What is needed: Leave the pictures out and copy exactly the lines from the line containing "Write a LaTeX" to the line containing "(app2) at (413,181.5)", both lines included.

Exercise data:
::::::::

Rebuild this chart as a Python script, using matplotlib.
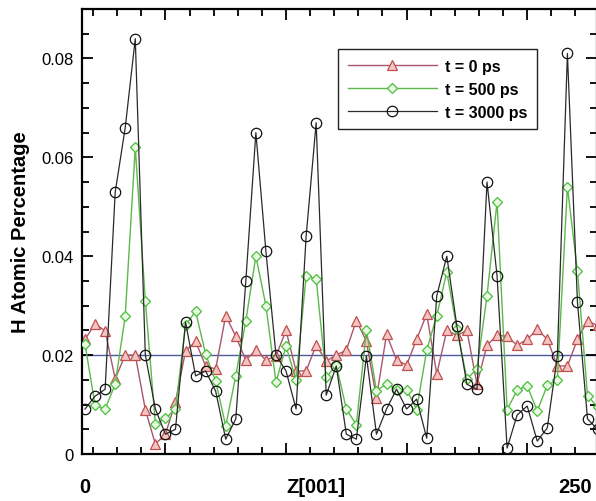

::::::::

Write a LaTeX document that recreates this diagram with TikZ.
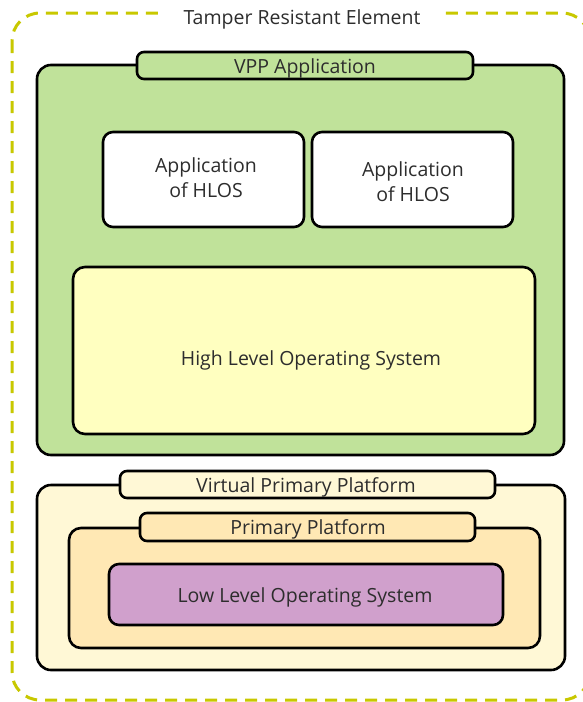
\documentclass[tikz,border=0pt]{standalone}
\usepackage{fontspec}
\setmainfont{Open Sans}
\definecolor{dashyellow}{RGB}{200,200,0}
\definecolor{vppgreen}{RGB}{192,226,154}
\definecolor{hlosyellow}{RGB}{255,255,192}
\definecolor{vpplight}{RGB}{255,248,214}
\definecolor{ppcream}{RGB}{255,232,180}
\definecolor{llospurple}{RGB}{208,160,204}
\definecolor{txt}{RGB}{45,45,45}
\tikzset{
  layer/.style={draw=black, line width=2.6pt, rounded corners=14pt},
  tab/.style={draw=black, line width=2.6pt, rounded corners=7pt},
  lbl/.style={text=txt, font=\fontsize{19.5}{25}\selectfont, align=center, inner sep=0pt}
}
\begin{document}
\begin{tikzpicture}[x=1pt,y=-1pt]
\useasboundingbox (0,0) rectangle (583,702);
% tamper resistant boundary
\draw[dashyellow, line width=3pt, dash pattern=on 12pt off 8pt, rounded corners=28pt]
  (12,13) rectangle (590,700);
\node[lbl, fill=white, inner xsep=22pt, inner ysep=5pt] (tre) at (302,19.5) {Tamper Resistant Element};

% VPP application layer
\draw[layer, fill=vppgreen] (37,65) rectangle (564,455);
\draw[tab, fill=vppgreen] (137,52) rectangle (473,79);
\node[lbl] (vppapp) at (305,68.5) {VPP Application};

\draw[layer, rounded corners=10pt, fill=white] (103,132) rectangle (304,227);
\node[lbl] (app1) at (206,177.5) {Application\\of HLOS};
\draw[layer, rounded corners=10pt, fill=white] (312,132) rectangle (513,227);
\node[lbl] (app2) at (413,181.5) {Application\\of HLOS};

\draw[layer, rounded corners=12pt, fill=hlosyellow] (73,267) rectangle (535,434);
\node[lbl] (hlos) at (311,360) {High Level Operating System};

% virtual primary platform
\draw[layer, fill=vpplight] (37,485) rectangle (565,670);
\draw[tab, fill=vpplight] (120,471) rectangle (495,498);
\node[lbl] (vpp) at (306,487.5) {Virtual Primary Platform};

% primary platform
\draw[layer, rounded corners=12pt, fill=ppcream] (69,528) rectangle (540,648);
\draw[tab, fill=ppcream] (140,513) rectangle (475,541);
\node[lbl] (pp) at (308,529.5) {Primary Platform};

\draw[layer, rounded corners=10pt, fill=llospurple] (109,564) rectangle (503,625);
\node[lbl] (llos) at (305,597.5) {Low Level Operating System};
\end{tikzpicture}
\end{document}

::::::::

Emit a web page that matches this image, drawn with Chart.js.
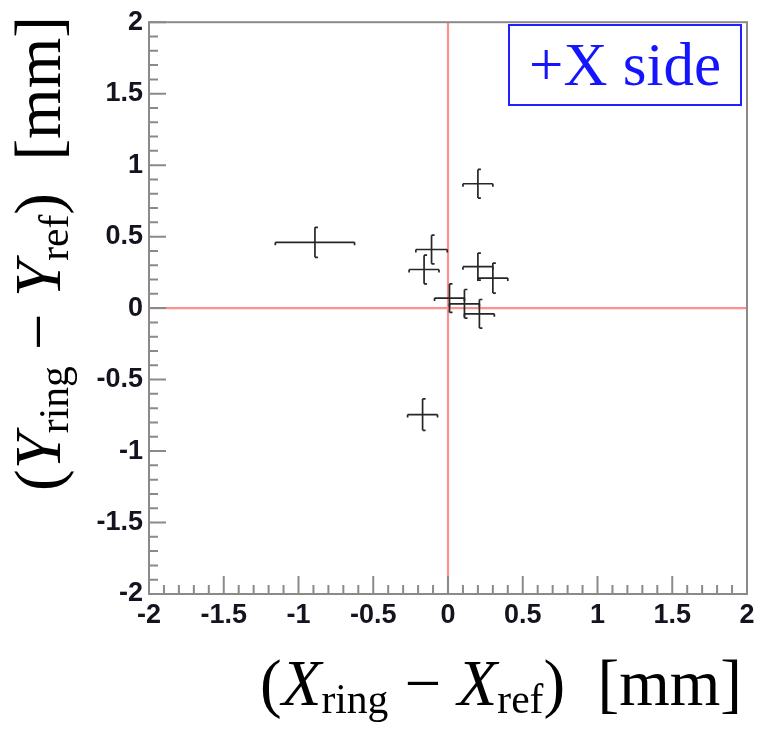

::::::::

Reply:
Write a LaTeX document that recreates this diagram with TikZ.
\documentclass[tikz,border=0pt]{standalone}
\usepackage{fontspec}
\setmainfont{Open Sans}
\definecolor{dashyellow}{RGB}{200,200,0}
\definecolor{vppgreen}{RGB}{192,226,154}
\definecolor{hlosyellow}{RGB}{255,255,192}
\definecolor{vpplight}{RGB}{255,248,214}
\definecolor{ppcream}{RGB}{255,232,180}
\definecolor{llospurple}{RGB}{208,160,204}
\definecolor{txt}{RGB}{45,45,45}
\tikzset{
  layer/.style={draw=black, line width=2.6pt, rounded corners=14pt},
  tab/.style={draw=black, line width=2.6pt, rounded corners=7pt},
  lbl/.style={text=txt, font=\fontsize{19.5}{25}\selectfont, align=center, inner sep=0pt}
}
\begin{document}
\begin{tikzpicture}[x=1pt,y=-1pt]
\useasboundingbox (0,0) rectangle (583,702);
% tamper resistant boundary
\draw[dashyellow, line width=3pt, dash pattern=on 12pt off 8pt, rounded corners=28pt]
  (12,13) rectangle (590,700);
\node[lbl, fill=white, inner xsep=22pt, inner ysep=5pt] (tre) at (302,19.5) {Tamper Resistant Element};

% VPP application layer
\draw[layer, fill=vppgreen] (37,65) rectangle (564,455);
\draw[tab, fill=vppgreen] (137,52) rectangle (473,79);
\node[lbl] (vppapp) at (305,68.5) {VPP Application};

\draw[layer, rounded corners=10pt, fill=white] (103,132) rectangle (304,227);
\node[lbl] (app1) at (206,177.5) {Application\\of HLOS};
\draw[layer, rounded corners=10pt, fill=white] (312,132) rectangle (513,227);
\node[lbl] (app2) at (413,181.5) {Application\\of HLOS};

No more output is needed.